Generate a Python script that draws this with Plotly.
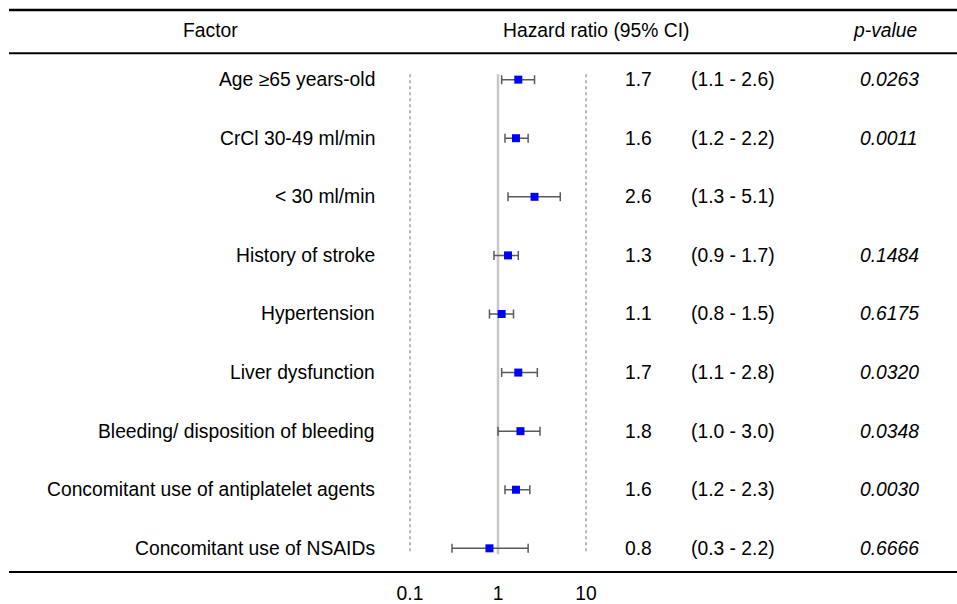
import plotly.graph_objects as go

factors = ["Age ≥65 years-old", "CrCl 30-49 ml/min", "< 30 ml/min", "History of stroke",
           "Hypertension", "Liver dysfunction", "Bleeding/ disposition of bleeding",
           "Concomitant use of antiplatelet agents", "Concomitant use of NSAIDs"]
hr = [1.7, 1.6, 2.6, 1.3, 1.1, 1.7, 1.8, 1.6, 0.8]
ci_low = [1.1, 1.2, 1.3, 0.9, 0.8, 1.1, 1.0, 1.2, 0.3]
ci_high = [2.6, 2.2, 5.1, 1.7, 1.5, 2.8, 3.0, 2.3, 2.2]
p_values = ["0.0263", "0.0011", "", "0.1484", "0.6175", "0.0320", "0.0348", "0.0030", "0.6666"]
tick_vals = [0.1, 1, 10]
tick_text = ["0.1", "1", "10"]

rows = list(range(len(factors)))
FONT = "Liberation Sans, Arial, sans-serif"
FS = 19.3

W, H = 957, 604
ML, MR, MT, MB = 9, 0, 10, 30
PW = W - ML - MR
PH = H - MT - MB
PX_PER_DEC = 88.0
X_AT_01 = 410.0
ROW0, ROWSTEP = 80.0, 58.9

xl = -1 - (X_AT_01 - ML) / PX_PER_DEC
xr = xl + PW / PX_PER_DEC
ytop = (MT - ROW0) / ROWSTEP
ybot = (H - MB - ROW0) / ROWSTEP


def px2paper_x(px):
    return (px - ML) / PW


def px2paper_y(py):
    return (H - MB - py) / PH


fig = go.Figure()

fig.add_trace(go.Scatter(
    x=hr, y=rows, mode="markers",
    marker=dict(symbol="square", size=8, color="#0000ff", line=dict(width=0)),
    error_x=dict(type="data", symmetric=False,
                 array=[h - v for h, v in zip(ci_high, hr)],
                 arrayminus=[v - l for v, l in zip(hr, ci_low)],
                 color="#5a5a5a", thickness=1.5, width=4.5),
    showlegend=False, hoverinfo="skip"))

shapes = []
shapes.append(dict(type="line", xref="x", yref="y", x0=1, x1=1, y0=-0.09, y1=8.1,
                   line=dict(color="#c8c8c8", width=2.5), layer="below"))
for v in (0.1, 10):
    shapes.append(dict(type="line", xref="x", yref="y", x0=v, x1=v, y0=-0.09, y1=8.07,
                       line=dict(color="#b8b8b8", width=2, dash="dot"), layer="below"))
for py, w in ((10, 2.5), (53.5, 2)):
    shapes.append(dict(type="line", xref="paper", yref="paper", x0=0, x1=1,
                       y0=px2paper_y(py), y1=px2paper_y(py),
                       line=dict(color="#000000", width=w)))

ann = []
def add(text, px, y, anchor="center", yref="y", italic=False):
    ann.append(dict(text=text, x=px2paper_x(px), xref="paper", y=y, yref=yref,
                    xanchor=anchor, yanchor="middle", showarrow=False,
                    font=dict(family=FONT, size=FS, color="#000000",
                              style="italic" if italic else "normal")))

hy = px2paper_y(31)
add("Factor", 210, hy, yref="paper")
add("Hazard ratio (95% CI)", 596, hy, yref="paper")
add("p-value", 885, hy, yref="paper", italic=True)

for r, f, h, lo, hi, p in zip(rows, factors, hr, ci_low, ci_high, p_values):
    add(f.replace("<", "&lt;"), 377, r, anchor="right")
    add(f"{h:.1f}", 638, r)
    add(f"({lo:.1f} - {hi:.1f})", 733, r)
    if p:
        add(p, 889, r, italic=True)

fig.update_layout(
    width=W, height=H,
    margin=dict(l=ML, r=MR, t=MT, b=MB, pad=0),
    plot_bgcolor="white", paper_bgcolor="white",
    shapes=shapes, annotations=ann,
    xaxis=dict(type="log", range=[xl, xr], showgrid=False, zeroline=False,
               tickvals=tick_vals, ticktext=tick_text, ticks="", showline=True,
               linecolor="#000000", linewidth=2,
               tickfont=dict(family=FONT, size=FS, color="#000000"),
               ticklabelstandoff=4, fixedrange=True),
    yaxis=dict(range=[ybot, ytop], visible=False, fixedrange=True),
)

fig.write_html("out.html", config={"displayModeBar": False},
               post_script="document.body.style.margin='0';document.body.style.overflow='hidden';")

--

- _Work instructions_
Return exactly what appears from the opening line of the material through the line with "import plotly.graph_objects as go", apart from the pictures.

- _Task answer_
Generate a Python script that draws this with Plotly.
import plotly.graph_objects as go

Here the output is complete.